* **What to do**
Could you retype the lines below, starting at the line holding "Output the Python" and stopping at the line holding "40.8, 37.0, 34.5]", inclusive? Copy them exactly and drop the images.

(Code that draws figures)
------------------------------------------------
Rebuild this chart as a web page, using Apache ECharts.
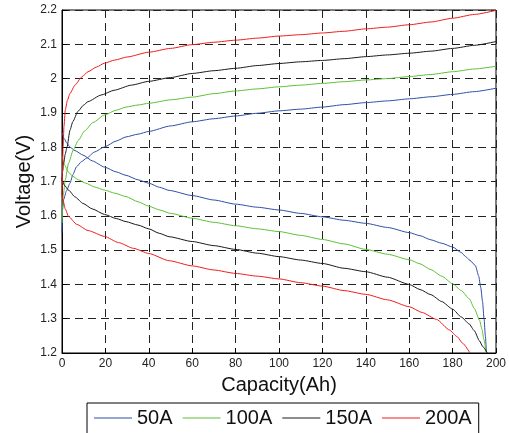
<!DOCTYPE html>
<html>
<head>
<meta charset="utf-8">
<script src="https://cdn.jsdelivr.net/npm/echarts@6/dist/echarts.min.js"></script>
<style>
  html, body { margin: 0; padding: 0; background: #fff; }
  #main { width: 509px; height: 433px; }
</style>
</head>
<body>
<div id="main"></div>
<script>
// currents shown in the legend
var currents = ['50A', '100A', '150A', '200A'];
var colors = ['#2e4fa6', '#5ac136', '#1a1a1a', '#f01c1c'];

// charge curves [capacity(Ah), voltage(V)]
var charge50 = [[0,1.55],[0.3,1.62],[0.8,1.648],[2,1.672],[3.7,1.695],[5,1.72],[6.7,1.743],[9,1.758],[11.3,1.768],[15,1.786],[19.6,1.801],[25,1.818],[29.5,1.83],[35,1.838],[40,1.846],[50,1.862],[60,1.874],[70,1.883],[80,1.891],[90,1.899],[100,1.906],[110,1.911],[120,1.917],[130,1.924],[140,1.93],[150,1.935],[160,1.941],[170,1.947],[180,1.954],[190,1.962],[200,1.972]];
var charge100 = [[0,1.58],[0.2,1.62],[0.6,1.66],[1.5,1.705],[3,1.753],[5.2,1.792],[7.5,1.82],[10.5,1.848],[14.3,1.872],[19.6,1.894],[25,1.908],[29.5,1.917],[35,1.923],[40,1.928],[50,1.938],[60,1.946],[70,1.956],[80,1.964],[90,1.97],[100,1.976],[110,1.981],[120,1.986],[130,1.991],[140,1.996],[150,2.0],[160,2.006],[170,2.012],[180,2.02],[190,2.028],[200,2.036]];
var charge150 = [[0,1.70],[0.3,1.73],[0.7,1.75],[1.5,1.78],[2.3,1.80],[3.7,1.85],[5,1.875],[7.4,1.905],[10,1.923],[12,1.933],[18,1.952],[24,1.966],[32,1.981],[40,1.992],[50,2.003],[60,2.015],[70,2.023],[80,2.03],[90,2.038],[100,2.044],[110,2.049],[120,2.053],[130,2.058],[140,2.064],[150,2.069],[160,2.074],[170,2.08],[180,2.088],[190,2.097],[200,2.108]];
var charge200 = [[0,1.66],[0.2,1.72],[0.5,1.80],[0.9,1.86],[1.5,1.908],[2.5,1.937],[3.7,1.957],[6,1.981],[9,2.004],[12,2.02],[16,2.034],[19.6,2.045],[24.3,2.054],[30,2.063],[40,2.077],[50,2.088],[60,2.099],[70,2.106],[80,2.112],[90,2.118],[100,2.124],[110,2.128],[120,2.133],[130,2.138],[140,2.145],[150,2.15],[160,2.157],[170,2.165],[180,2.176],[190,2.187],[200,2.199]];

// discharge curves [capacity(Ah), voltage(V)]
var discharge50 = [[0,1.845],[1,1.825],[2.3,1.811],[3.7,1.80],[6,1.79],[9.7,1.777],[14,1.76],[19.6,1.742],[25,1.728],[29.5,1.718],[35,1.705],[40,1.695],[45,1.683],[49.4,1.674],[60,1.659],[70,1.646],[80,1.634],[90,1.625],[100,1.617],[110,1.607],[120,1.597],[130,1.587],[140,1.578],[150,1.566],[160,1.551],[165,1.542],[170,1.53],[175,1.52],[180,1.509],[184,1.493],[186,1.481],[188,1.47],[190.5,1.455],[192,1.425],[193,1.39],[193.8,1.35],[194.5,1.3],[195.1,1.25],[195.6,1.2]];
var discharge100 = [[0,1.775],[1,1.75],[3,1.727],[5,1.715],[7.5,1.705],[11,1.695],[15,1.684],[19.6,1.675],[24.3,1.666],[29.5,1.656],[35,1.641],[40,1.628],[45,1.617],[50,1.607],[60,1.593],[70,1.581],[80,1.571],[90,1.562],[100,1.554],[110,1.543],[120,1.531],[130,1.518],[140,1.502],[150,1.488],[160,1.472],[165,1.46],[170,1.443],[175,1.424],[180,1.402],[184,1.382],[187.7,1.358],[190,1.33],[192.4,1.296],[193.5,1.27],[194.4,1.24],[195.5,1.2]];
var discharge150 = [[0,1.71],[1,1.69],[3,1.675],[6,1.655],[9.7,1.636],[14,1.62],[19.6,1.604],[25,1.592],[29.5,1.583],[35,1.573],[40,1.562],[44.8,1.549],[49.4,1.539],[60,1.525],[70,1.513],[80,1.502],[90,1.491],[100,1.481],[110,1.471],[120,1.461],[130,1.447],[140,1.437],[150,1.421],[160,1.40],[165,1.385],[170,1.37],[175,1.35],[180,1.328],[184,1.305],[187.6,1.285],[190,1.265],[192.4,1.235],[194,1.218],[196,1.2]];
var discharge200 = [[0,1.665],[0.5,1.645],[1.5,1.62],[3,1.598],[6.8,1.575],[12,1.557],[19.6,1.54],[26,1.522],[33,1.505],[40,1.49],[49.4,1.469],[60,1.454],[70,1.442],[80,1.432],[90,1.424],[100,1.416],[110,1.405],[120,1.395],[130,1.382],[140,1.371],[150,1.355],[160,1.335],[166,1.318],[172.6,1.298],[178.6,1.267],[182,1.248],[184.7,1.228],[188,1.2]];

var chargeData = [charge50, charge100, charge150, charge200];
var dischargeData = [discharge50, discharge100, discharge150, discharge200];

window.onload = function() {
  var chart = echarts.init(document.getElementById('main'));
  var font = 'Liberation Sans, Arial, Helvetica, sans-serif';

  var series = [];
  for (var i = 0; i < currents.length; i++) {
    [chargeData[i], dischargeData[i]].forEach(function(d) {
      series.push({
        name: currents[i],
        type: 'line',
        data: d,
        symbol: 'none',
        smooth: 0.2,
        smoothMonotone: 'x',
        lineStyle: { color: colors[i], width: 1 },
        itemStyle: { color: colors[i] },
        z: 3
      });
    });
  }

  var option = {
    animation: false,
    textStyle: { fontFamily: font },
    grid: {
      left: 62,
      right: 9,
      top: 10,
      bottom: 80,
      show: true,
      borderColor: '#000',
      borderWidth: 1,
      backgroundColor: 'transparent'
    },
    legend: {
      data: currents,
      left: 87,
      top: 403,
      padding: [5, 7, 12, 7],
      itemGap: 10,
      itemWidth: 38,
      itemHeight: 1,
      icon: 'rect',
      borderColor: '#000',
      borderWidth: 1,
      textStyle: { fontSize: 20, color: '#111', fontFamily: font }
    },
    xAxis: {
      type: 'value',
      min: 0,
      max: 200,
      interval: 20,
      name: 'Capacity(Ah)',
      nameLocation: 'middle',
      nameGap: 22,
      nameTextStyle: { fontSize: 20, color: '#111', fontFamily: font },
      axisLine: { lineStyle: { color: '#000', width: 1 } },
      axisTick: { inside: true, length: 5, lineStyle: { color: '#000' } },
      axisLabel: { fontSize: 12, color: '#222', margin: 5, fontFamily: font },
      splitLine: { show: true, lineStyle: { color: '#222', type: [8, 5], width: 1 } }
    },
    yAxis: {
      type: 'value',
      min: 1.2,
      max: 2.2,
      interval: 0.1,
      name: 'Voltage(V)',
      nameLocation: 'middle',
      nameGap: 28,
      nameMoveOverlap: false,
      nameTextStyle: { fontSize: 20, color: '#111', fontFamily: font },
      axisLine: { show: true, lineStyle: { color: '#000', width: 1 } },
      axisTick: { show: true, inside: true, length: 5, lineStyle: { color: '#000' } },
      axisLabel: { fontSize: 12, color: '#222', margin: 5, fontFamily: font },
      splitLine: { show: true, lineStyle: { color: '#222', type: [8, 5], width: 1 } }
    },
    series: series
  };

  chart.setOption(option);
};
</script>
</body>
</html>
------------------------------------------------
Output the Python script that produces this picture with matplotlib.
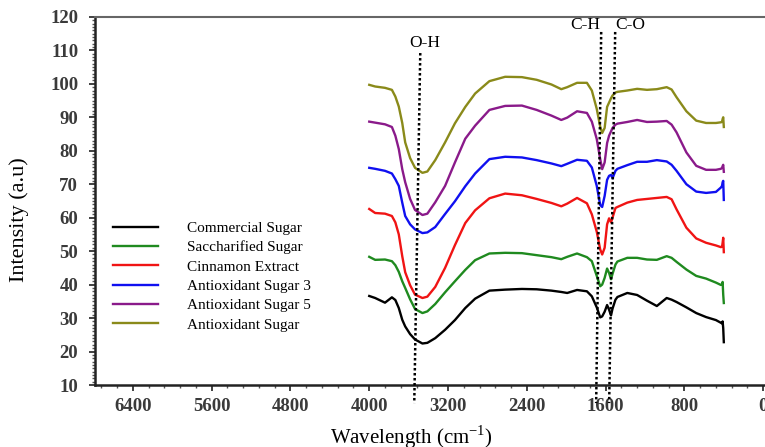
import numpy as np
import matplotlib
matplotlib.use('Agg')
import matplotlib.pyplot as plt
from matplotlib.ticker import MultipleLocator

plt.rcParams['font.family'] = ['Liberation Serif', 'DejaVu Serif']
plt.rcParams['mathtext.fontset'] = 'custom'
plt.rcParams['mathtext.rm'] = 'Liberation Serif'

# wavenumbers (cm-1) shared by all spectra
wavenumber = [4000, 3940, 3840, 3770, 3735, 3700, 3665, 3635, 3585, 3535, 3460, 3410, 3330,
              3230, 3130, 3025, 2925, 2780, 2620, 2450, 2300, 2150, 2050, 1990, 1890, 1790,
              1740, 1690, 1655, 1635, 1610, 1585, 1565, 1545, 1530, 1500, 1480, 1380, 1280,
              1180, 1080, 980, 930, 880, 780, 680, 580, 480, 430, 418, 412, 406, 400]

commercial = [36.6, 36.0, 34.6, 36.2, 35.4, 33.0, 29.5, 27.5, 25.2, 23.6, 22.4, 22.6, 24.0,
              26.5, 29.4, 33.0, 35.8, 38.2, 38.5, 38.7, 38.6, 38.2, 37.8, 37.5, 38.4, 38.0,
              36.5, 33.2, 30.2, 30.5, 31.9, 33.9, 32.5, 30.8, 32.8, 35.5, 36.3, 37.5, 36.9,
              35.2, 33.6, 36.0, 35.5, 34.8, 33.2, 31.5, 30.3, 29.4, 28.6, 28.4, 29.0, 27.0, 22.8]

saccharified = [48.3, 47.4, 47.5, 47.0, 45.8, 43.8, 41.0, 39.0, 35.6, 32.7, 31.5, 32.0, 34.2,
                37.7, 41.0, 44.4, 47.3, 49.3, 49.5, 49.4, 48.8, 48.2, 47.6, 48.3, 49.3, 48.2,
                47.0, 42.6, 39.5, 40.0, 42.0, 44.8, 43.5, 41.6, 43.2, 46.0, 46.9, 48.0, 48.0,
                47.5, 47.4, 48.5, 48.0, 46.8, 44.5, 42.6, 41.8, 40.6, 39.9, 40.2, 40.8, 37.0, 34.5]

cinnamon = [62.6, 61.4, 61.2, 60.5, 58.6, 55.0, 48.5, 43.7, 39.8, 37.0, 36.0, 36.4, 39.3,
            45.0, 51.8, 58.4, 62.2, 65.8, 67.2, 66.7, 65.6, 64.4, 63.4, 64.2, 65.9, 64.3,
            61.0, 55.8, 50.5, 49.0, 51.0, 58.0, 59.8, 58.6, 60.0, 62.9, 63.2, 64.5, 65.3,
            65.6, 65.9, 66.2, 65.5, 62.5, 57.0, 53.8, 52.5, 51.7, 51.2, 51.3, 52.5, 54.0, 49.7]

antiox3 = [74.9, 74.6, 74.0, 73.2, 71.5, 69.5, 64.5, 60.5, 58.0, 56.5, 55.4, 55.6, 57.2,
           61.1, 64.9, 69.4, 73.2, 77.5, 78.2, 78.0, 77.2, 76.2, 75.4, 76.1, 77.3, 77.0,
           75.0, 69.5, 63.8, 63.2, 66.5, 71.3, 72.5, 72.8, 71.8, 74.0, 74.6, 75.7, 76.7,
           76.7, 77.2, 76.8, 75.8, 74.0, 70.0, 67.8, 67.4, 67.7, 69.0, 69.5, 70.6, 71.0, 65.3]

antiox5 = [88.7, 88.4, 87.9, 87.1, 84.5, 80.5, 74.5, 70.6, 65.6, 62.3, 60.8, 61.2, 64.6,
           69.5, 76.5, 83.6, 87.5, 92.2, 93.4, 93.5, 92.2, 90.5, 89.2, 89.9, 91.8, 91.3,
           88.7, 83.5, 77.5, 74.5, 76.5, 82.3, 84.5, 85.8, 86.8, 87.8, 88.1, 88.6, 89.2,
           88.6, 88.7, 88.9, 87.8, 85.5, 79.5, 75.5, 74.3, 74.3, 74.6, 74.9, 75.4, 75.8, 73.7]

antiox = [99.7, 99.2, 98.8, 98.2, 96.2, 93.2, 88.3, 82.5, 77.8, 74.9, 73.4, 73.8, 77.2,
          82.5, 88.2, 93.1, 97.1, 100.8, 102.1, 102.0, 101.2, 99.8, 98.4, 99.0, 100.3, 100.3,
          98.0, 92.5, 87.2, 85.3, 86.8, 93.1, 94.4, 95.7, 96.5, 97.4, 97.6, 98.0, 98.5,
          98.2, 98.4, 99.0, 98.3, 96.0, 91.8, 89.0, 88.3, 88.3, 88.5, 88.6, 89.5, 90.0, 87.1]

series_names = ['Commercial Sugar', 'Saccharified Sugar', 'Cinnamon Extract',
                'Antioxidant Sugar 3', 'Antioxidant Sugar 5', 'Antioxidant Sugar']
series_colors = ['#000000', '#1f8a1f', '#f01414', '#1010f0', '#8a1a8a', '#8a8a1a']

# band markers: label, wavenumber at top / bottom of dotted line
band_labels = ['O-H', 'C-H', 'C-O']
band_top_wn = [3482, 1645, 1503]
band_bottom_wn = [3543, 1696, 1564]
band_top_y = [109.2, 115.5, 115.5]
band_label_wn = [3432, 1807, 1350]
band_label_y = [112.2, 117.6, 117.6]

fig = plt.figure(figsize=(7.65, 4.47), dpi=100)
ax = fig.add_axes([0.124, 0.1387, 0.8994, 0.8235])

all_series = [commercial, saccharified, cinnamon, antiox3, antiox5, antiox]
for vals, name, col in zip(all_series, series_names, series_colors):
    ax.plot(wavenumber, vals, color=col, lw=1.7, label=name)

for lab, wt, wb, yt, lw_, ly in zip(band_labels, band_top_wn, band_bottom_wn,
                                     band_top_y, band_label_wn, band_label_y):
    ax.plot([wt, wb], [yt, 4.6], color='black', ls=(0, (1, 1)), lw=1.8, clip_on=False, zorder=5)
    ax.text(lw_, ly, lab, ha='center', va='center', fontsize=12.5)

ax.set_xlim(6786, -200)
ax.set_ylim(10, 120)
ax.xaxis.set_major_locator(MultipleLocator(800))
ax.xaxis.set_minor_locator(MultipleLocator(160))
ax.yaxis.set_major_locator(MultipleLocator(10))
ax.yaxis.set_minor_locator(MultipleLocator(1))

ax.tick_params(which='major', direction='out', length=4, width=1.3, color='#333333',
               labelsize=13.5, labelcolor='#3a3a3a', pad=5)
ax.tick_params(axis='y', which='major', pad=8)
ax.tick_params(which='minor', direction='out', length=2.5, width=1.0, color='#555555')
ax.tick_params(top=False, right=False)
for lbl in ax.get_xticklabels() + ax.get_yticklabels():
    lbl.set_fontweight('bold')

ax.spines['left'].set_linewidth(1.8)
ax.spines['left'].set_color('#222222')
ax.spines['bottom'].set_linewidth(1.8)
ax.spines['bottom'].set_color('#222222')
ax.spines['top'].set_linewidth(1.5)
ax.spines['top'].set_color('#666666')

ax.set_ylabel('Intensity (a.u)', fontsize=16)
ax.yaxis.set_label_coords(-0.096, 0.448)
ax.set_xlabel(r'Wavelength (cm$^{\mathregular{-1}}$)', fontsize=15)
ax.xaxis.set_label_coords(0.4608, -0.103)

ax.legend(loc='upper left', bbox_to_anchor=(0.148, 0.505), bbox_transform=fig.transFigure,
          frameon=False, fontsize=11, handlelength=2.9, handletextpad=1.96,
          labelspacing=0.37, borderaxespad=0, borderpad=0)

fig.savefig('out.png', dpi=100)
------------------------------------------------
* **Response to the task**
Output the Python script that produces this picture with matplotlib.
import numpy as np
import matplotlib
matplotlib.use('Agg')
import matplotlib.pyplot as plt
from matplotlib.ticker import MultipleLocator

plt.rcParams['font.family'] = ['Liberation Serif', 'DejaVu Serif']
plt.rcParams['mathtext.fontset'] = 'custom'
plt.rcParams['mathtext.rm'] = 'Liberation Serif'

# wavenumbers (cm-1) shared by all spectra
wavenumber = [4000, 3940, 3840, 3770, 3735, 3700, 3665, 3635, 3585, 3535, 3460, 3410, 3330,
              3230, 3130, 3025, 2925, 2780, 2620, 2450, 2300, 2150, 2050, 1990, 1890, 1790,
              1740, 1690, 1655, 1635, 1610, 1585, 1565, 1545, 1530, 1500, 1480, 1380, 1280,
              1180, 1080, 980, 930, 880, 780, 680, 580, 480, 430, 418, 412, 406, 400]

commercial = [36.6, 36.0, 34.6, 36.2, 35.4, 33.0, 29.5, 27.5, 25.2, 23.6, 22.4, 22.6, 24.0,
              26.5, 29.4, 33.0, 35.8, 38.2, 38.5, 38.7, 38.6, 38.2, 37.8, 37.5, 38.4, 38.0,
              36.5, 33.2, 30.2, 30.5, 31.9, 33.9, 32.5, 30.8, 32.8, 35.5, 36.3, 37.5, 36.9,
              35.2, 33.6, 36.0, 35.5, 34.8, 33.2, 31.5, 30.3, 29.4, 28.6, 28.4, 29.0, 27.0, 22.8]

saccharified = [48.3, 47.4, 47.5, 47.0, 45.8, 43.8, 41.0, 39.0, 35.6, 32.7, 31.5, 32.0, 34.2,
                37.7, 41.0, 44.4, 47.3, 49.3, 49.5, 49.4, 48.8, 48.2, 47.6, 48.3, 49.3, 48.2,
                47.0, 42.6, 39.5, 40.0, 42.0, 44.8, 43.5, 41.6, 43.2, 46.0, 46.9, 48.0, 48.0,
                47.5, 47.4, 48.5, 48.0, 46.8, 44.5, 42.6, 41.8, 40.6, 39.9, 40.2, 40.8, 37.0, 34.5]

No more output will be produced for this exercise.